PHNOM PENH (Reuters) - Sweden said on Tuesday it was stopping new aid for Cambodia, except in education and research, and would no longer support a reform programme after the main opposition party was outlawed by the Supreme Court at the government’s request.
The announcement marked the first concrete action by a European Union country in protest at a political crackdown in which veteran Prime Minister Hun Sen’s main rival has also been arrested and civil rights groups and independent media attacked.
The United States cut election funding and said it would take more punitive steps after last week’s ban on the Cambodia National Rescue Party (CNRP). The European Union has also threatened action.
Sweden’s embassy in Phnom Penh said the country was reviewing its engagement with Cambodia.
“We will not initiate any new government-to-government development cooperation agreements, except in the areas of education and research,” it said in a statement.
As a consequence, it would be unable to support decentralisation reform in its current form.
That reform aims to strengthen lower levels of government, such as local communes. The CNRP won control of more than 40 percent of the communes in elections in June, but has now had to give them up to the ruling Cambodian People’s Party (CPP).
The CNRP was banned after its leader, Kem Sokha, was arrested for alleged treason. The government says he sought to take power with American help.
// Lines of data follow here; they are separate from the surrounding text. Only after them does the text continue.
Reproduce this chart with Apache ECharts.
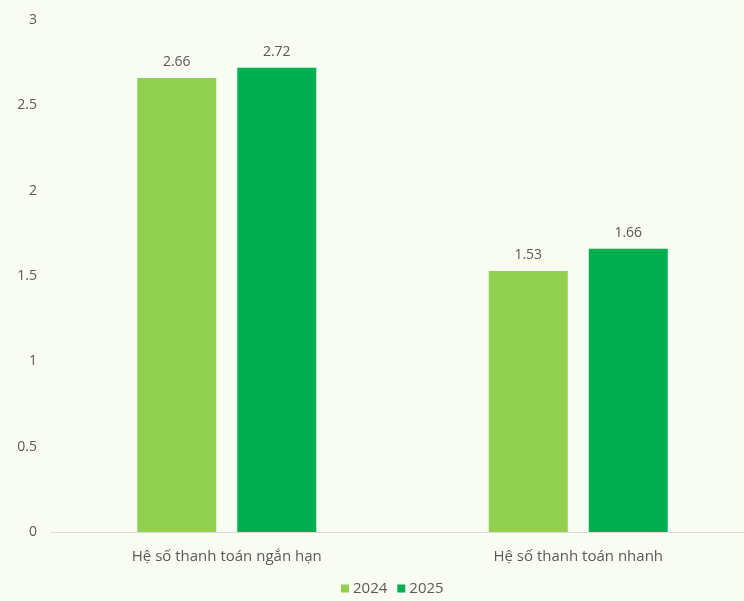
<!DOCTYPE html>
<html>
<head>
<meta charset="utf-8">
<script src="https://cdn.jsdelivr.net/npm/echarts@6/dist/echarts.min.js"></script>
<style>
  html, body { margin: 0; padding: 0; background: #f9fcf3; }
  #main { width: 744px; height: 601px; }
</style>
</head>
<body>
<div id="main"></div>
<script>
var categories = ['Hệ số thanh toán ngắn hạn', 'Hệ số thanh toán nhanh'];
var values2024 = [2.66, 1.53];
var values2025 = [2.72, 1.66];
var yTicks = [0, 0.5, 1, 1.5, 2, 2.5, 3];

var textColor = '#595959';
var fontName = 'Open Sans';

var myChart = echarts.init(document.getElementById('main'));

var option = {
    backgroundColor: '#f9fcf3',
    textStyle: { fontFamily: fontName },
    animation: false,
    grid: {
        left: 51,
        width: 703,
        top: 20,
        height: 512,
        outerBoundsMode: 'none'
    },
    legend: {
        data: ['2024', '2025'],
        left: 336,
        bottom: 0,
        itemWidth: 8,
        itemHeight: 8,
        itemGap: 10,
        icon: 'rect',
        textStyle: { color: textColor, fontSize: 15, padding: [0, 0, 0, -1] }
    },
    xAxis: {
        type: 'category',
        data: categories,
        axisLine: { lineStyle: { color: '#d9d9d9', width: 1 } },
        axisTick: { show: false },
        axisLabel: { color: textColor, fontSize: 15, margin: 17 }
    },
    yAxis: {
        type: 'value',
        min: 0,
        max: 3,
        interval: 0.5,
        splitLine: { show: false },
        axisLine: { show: false },
        axisTick: { show: false },
        axisLabel: {
            color: textColor,
            fontSize: 14,
            margin: 14,
            formatter: function (v) { return yTicks.indexOf(v) >= 0 ? String(v) : ''; }
        }
    },
    series: [
        {
            name: '2024',
            type: 'bar',
            data: values2024,
            barWidth: 79,
            barGap: '26.6%',
            itemStyle: { color: '#92d050' },
            label: { show: true, position: 'top', distance: 9, color: textColor, fontSize: 14 }
        },
        {
            name: '2025',
            type: 'bar',
            data: values2025,
            barWidth: 79,
            itemStyle: { color: '#00b050' },
            label: { show: true, position: 'top', distance: 9, color: textColor, fontSize: 14 }
        }
    ]
};

myChart.setOption(option);
</script>
</body>
</html>
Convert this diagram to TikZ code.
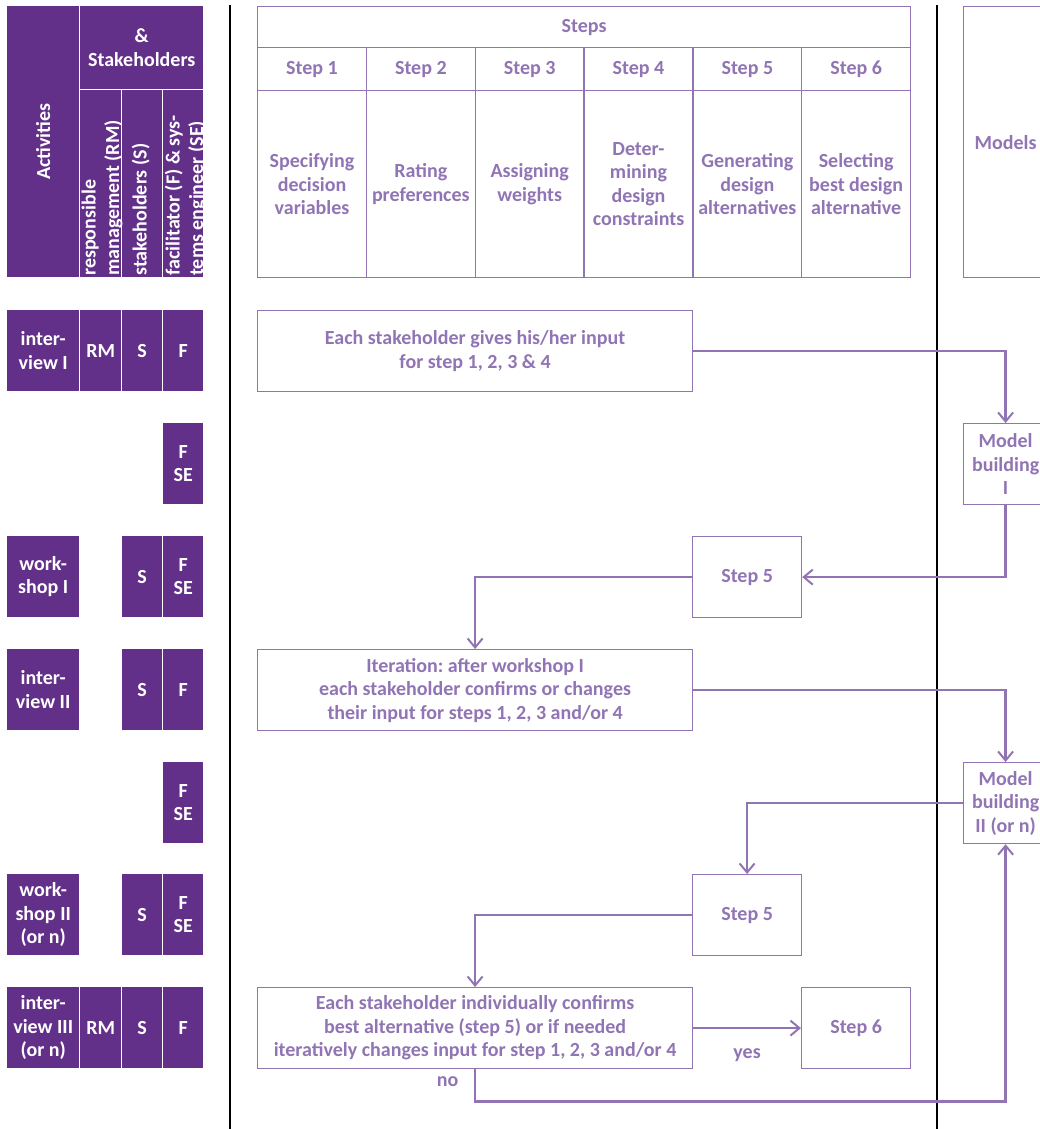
\documentclass[tikz,border=0pt]{standalone}
\usepackage{fontspec}
\setmainfont{Carlito}
\frenchspacing
\usetikzlibrary{positioning, arrows.meta}
\definecolor{dpurple}{RGB}{98,48,136}
\definecolor{lpurple}{RGB}{144,116,180}

\begin{document}
\begin{tikzpicture}[x=1pt, y=-1pt, font=\bfseries\fontsize{20}{23.5}\selectfont,
       >={Straight Barb[length=9pt, width=15pt, line width=2pt]},
       dark/.style={fill=dpurple, text=white, align=center, inner sep=0pt, anchor=north west},
       cell/.style={draw=lpurple, line width=1.2pt, text=lpurple, align=center,
                    inner sep=0pt, anchor=north west},
       conn/.style={draw=lpurple, line width=2.6pt},
       lbl/.style={text=lpurple},
       sep/.style={draw=black, line width=1.3pt}]
     \useasboundingbox (0,0) rectangle (1039,1129);
     \draw[sep] (230,5) -- (230,1129);
     \draw[sep] (937,5) -- (937,1129);
     % header, left
     \node[dark, minimum width=72pt, minimum height=271pt] (act) at (7,6) {\rotatebox{90}{Activities}};
     \node[dark, minimum width=123pt, minimum height=83pt] (stk) at (80,6) {\&\\Stakeholders};
     \node[dark, minimum width=41pt, minimum height=187pt] (rmh) at (80,90) {};
     \node[dark, minimum width=40pt, minimum height=187pt] (sh) at (122,90) {};
     \node[dark, minimum width=40pt, minimum height=187pt] (fh) at (163,90) {};
     \node[text=white, align=left, inner sep=1.5pt, rotate=90, anchor=north west] (rmt) at (rmh.south west) {responsible\\management (RM)};
     \node[text=white, align=left, inner sep=1.5pt, rotate=90, anchor=north west, yshift=-8pt] (st) at (sh.south west) {stakeholders (S)};
     \node[text=white, align=left, inner sep=1.5pt, rotate=90, anchor=north west] (ft) at (fh.south west) {facilitator (F) \& sys-\\tems engineer (SE)};
     % header, steps
     \node[cell, minimum width=653pt, minimum height=41pt] (steps) at (257,6) {Steps};
     \foreach \i/\txt in {1/{Specifying\\decision\\variables}, 2/{Rating\\preferences},
                          3/{Assigning\\weights}, 4/{Deter-\\mining\\design\\constraints},
                          5/{Generating\\design\\alternatives}, 6/{Selecting\\best design\\alternative}} {
       \pgfmathsetmacro\xc{257+(\i-1)*108.83}
       \node[cell, minimum width=108.83pt, minimum height=43pt] (n\i) at (\xc,47) {Step \i};
       \node[cell, minimum width=108.83pt, minimum height=187pt] (d\i) at (\xc,90) {\txt};
     }
     \node[cell, minimum width=84pt, minimum height=271pt] (mods) at (963,6) {Models};
     % activities
     \node[dark, minimum width=72pt, minimum height=81pt] (a1) at (7,310) {inter-\\view I};
     \node[dark, minimum width=41pt, minimum height=81pt] (rm1) at (80,310) {RM};
     \node[dark, minimum width=40pt, minimum height=81pt] (s1) at (122,310) {S};
     \node[dark, minimum width=40pt, minimum height=81pt] (f1) at (163,310) {F};
     \node[dark, minimum width=40pt, minimum height=81pt] (f2) at (163,423) {F\\SE};
     \node[dark, minimum width=72pt, minimum height=81pt] (a3) at (7,536) {work-\\shop I};
     \node[dark, minimum width=40pt, minimum height=81pt] (s3) at (122,536) {S};
     \node[dark, minimum width=40pt, minimum height=81pt] (f3) at (163,536) {F\\SE};
     \node[dark, minimum width=72pt, minimum height=81pt] (a4) at (7,649) {inter-\\view II};
     \node[dark, minimum width=40pt, minimum height=81pt] (s4) at (122,649) {S};
     \node[dark, minimum width=40pt, minimum height=81pt] (f4) at (163,649) {F};
     \node[dark, minimum width=40pt, minimum height=81pt] (f5) at (163,762) {F\\SE};
     \node[dark, minimum width=72pt, minimum height=81pt] (a6) at (7,874) {work-\\shop II\\(or n)};
     \node[dark, minimum width=40pt, minimum height=81pt] (s6) at (122,874) {S};
     \node[dark, minimum width=40pt, minimum height=81pt] (f6) at (163,874) {F\\SE};
     \node[dark, minimum width=72pt, minimum height=81pt] (a7) at (7,987) {inter-\\view III\\(or n)};
     \node[dark, minimum width=41pt, minimum height=81pt] (rm7) at (80,987) {RM};
     \node[dark, minimum width=40pt, minimum height=81pt] (s7) at (122,987) {S};
     \node[dark, minimum width=40pt, minimum height=81pt] (f7) at (163,987) {F};
     % flow
     \node[cell, minimum width=435pt, minimum height=81pt] (in1) at (257,310) {Each stakeholder gives his/her input\\for step 1, 2, 3 \& 4};
     \node[cell, minimum width=84pt, minimum height=81pt] (mb1) at (963,423) {Model\\building\\I};
     \node[cell, minimum width=109pt, minimum height=81pt] (s5a) at (692,536) {Step 5};
     \node[cell, minimum width=435pt, minimum height=81pt] (iter) at (257,649) {Iteration: after workshop I\\each stakeholder confirms or changes\\their input for steps 1, 2, 3 and/or 4};
     \node[cell, minimum width=84pt, minimum height=81pt] (mb2) at (963,762) {Model\\building\\II (or n)};
     \node[cell, minimum width=109pt, minimum height=81pt] (s5b) at (692,874) {Step 5};
     \node[cell, minimum width=435pt, minimum height=81pt] (fin) at (257,987) {Each stakeholder individually confirms\\best alternative (step 5) or if needed\\iteratively changes input for step 1, 2, 3 and/or 4};
     \node[cell, minimum width=109pt, minimum height=81pt] (s6b) at (801,987) {Step 6};
     \draw[conn, ->] (in1.east) -| (mb1.north);
     \draw[conn, ->] (mb1.south) |- (s5a.east);
     \draw[conn, ->] (s5a.west) -| (iter.north);
     \draw[conn, ->] (iter.east) -| (mb2.north);
     \draw[conn, ->] (mb2.west) -| (s5b.north);
     \draw[conn, ->] (s5b.west) -| (fin.north);
     \draw[conn, ->] (fin.east) -- node[lbl, midway, below=16pt] (yes) {yes} (s6b.west);
     \draw[conn, ->] (fin.south) -- node[lbl, pos=0.4, left=12pt] (no) {no} ++(0,32) -| (mb2.south);
   \end{tikzpicture}
\end{document}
He rejects that allegation as politically motivated, to allow Hun Sen to extend his more than three decades in power in next year’s general election.
Responding to the Swedish statement, a senior official said Cambodia welcomed friendship with Sweden or other countries, but said they must understand the CNRP had been banned because the courts found it had committed treason.
“People should respect the Cambodian people’s decision in accordance with the principle of democracy and the rule of law,” said Huy Vannak, undersecretary of state at the Interior Ministry.
Sweden, which has given Cambodia an estimated $100 million in aid over five years, ranked third among individual EU member states in Cambodia’s database of donors last year, after France and Germany.
Swedish fashion group H&M is also a key buyer from Cambodia’s garment factories - the country’s main export earner.
But Western donors have less sway than they once did since China has emerged as Cambodia’s biggest aid donor and investor.
Meeting on Monday on the sidelines of a meeting of Asia-Europe foreign ministers in Myanmar, Chinese Foreign Minister Wang Yi told his Cambodian counterpart Prak Sokhon that China supported the government’s actions.
China has repeatedly expressed its support for Cambodia, making no criticism of the government led by Hun Sen, a former Khmer Rouge commander, who is one of Beijing’s most important allies in Southeast Asia.